_YOUR OBJECTIVE_:
Below is a listing; write it out exactly and drop any images from it.

**** RAW DATA

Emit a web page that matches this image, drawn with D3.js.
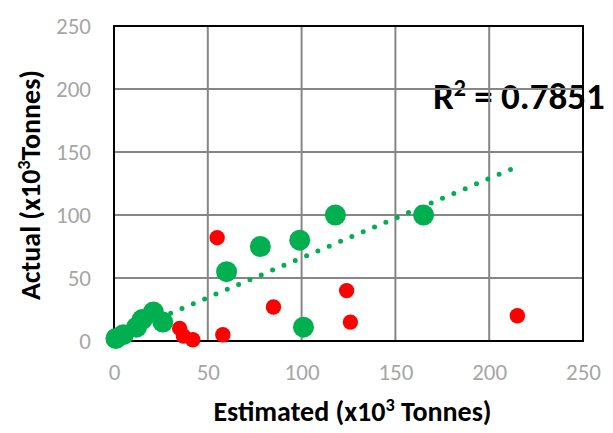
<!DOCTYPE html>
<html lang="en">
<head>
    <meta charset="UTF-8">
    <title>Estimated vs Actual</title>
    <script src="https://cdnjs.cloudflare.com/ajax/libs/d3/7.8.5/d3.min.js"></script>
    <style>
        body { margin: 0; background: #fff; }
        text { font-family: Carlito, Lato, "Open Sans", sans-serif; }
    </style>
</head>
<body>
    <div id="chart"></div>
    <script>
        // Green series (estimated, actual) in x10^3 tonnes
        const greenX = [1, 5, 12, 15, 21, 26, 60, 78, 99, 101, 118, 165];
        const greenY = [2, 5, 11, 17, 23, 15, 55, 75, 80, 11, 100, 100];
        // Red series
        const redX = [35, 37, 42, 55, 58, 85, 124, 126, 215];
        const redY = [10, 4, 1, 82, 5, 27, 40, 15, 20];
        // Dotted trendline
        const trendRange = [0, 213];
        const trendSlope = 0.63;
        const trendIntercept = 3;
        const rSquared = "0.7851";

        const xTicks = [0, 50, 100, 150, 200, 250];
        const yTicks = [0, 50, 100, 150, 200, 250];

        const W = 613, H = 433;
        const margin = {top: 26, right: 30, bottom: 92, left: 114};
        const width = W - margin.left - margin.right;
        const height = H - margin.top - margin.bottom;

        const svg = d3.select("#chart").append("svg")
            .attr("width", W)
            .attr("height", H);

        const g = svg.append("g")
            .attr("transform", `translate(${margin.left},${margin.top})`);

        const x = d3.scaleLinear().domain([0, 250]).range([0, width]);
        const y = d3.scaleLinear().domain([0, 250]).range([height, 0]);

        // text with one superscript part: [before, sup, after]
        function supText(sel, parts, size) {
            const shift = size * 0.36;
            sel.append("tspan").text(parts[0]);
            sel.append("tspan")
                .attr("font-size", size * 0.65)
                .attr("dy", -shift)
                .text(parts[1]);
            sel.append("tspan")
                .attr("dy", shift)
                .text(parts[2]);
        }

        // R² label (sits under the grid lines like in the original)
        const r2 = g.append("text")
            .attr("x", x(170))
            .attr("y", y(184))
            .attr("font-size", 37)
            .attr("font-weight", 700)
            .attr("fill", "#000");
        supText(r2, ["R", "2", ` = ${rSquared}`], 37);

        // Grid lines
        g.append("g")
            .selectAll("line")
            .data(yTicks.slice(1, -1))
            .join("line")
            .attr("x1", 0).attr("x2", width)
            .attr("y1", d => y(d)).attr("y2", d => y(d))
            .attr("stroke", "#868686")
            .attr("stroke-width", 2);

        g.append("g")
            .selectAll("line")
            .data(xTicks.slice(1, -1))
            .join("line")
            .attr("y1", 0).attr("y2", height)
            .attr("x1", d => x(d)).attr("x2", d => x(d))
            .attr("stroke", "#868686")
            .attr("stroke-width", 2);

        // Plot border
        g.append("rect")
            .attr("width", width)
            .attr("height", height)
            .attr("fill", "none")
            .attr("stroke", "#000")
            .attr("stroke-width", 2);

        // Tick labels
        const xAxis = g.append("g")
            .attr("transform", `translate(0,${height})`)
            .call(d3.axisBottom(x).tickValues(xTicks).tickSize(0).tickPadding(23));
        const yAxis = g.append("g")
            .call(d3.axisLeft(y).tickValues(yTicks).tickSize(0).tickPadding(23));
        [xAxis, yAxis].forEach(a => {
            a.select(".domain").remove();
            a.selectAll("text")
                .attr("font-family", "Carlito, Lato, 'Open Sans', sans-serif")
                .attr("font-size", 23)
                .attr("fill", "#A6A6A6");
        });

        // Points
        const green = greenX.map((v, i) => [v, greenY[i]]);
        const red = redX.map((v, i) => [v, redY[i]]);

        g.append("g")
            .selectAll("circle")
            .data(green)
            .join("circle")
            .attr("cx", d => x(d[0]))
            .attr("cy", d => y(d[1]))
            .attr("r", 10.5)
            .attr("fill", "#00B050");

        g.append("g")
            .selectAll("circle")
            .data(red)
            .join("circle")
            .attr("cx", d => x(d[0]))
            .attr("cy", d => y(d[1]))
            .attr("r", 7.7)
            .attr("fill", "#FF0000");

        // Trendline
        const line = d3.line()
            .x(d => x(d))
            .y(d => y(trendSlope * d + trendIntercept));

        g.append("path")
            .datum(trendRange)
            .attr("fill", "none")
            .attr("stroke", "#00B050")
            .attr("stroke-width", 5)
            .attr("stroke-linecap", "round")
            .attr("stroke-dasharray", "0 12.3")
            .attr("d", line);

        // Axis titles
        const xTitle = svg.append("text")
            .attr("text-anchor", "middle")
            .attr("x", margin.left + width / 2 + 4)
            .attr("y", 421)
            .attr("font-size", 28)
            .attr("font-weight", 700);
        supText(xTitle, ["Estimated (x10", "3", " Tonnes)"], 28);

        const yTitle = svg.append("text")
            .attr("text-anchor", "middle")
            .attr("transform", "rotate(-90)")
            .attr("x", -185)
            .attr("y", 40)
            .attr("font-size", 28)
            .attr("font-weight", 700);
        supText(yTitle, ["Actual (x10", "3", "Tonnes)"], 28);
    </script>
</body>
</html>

********

_RESULT OF THE EXERCISE_:
Emit a web page that matches this image, drawn with D3.js.
<!DOCTYPE html>
<html lang="en">
<head>
    <meta charset="UTF-8">
    <title>Estimated vs Actual</title>
    <script src="https://cdnjs.cloudflare.com/ajax/libs/d3/7.8.5/d3.min.js"></script>
    <style>
        body { margin: 0; background: #fff; }
        text { font-family: Carlito, Lato, "Open Sans", sans-serif; }
    </style>
</head>
<body>
    <div id="chart"></div>
    <script>
        // Green series (estimated, actual) in x10^3 tonnes
        const greenX = [1, 5, 12, 15, 21, 26, 60, 78, 99, 101, 118, 165];
        const greenY = [2, 5, 11, 17, 23, 15, 55, 75, 80, 11, 100, 100];
        // Red series
        const redX = [35, 37, 42, 55, 58, 85, 124, 126, 215];
        const redY = [10, 4, 1, 82, 5, 27, 40, 15, 20];
        // Dotted trendline
        const trendRange = [0, 213];
        const trendSlope = 0.63;
        const trendIntercept = 3;
        const rSquared = "0.7851";

        const xTicks = [0, 50, 100, 150, 200, 250];
        const yTicks = [0, 50, 100, 150, 200, 250];

        const W = 613, H = 433;
        const margin = {top: 26, right: 30, bottom: 92, left: 114};
        const width = W - margin.left - margin.right;
        const height = H - margin.top - margin.bottom;

        const svg = d3.select("#chart").append("svg")
            .attr("width", W)
            .attr("height", H);

        const g = svg.append("g")
            .attr("transform", `translate(${margin.left},${margin.top})`);

        const x = d3.scaleLinear().domain([0, 250]).range([0, width]);
        const y = d3.scaleLinear().domain([0, 250]).range([height, 0]);

        // text with one superscript part: [before, sup, after]
        function supText(sel, parts, size) {
            const shift = size * 0.36;
            sel.append("tspan").text(parts[0]);
            sel.append("tspan")
                .attr("font-size", size * 0.65)
                .attr("dy", -shift)
                .text(parts[1]);
            sel.append("tspan")
                .attr("dy", shift)
                .text(parts[2]);
        }

        // R² label (sits under the grid lines like in the original)
        const r2 = g.append("text")
            .attr("x", x(170))
            .attr("y", y(184))
            .attr("font-size", 37)
            .attr("font-weight", 700)
            .attr("fill", "#000");
        supText(r2, ["R", "2", ` = ${rSquared}`], 37);

        // Grid lines
        g.append("g")
            .selectAll("line")
            .data(yTicks.slice(1, -1))
            .join("line")
            .attr("x1", 0).attr("x2", width)
            .attr("y1", d => y(d)).attr("y2", d => y(d))
            .attr("stroke", "#868686")
            .attr("stroke-width", 2);

        g.append("g")
            .selectAll("line")
            .data(xTicks.slice(1, -1))
            .join("line")
            .attr("y1", 0).attr("y2", height)
            .attr("x1", d => x(d)).attr("x2", d => x(d))
            .attr("stroke", "#868686")
            .attr("stroke-width", 2);

        // Plot border
        g.append("rect")
            .attr("width", width)
            .attr("height", height)
            .attr("fill", "none")
            .attr("stroke", "#000")
            .attr("stroke-width", 2);

        // Tick labels
        const xAxis = g.append("g")
            .attr("transform", `translate(0,${height})`)
            .call(d3.axisBottom(x).tickValues(xTicks).tickSize(0).tickPadding(23));
        const yAxis = g.append("g")
            .call(d3.axisLeft(y).tickValues(yTicks).tickSize(0).tickPadding(23));
        [xAxis, yAxis].forEach(a => {
            a.select(".domain").remove();
            a.selectAll("text")
                .attr("font-family", "Carlito, Lato, 'Open Sans', sans-serif")
                .attr("font-size", 23)
                .attr("fill", "#A6A6A6");
        });

        // Points
        const green = greenX.map((v, i) => [v, greenY[i]]);
        const red = redX.map((v, i) => [v, redY[i]]);

        g.append("g")
            .selectAll("circle")
            .data(green)
            .join("circle")
            .attr("cx", d => x(d[0]))
            .attr("cy", d => y(d[1]))
            .attr("r", 10.5)
            .attr("fill", "#00B050");

        g.append("g")
            .selectAll("circle")
            .data(red)
            .join("circle")
            .attr("cx", d => x(d[0]))
            .attr("cy", d => y(d[1]))
            .attr("r", 7.7)
            .attr("fill", "#FF0000");

        // Trendline
        const line = d3.line()
            .x(d => x(d))
            .y(d => y(trendSlope * d + trendIntercept));

        g.append("path")
            .datum(trendRange)
            .attr("fill", "none")
            .attr("stroke", "#00B050")
            .attr("stroke-width", 5)
            .attr("stroke-linecap", "round")
            .attr("stroke-dasharray", "0 12.3")
            .attr("d", line);

        // Axis titles
        const xTitle = svg.append("text")
            .attr("text-anchor", "middle")
            .attr("x", margin.left + width / 2 + 4)
            .attr("y", 421)
            .attr("font-size", 28)
            .attr("font-weight", 700);
        supText(xTitle, ["Estimated (x10", "3", " Tonnes)"], 28);

        const yTitle = svg.append("text")
            .attr("text-anchor", "middle")
            .attr("transform", "rotate(-90)")
            .attr("x", -185)
            .attr("y", 40)
            .attr("font-size", 28)
            .attr("font-weight", 700);
        supText(yTitle, ["Actual (x10", "3", "Tonnes)"], 28);
    </script>
</body>
</html>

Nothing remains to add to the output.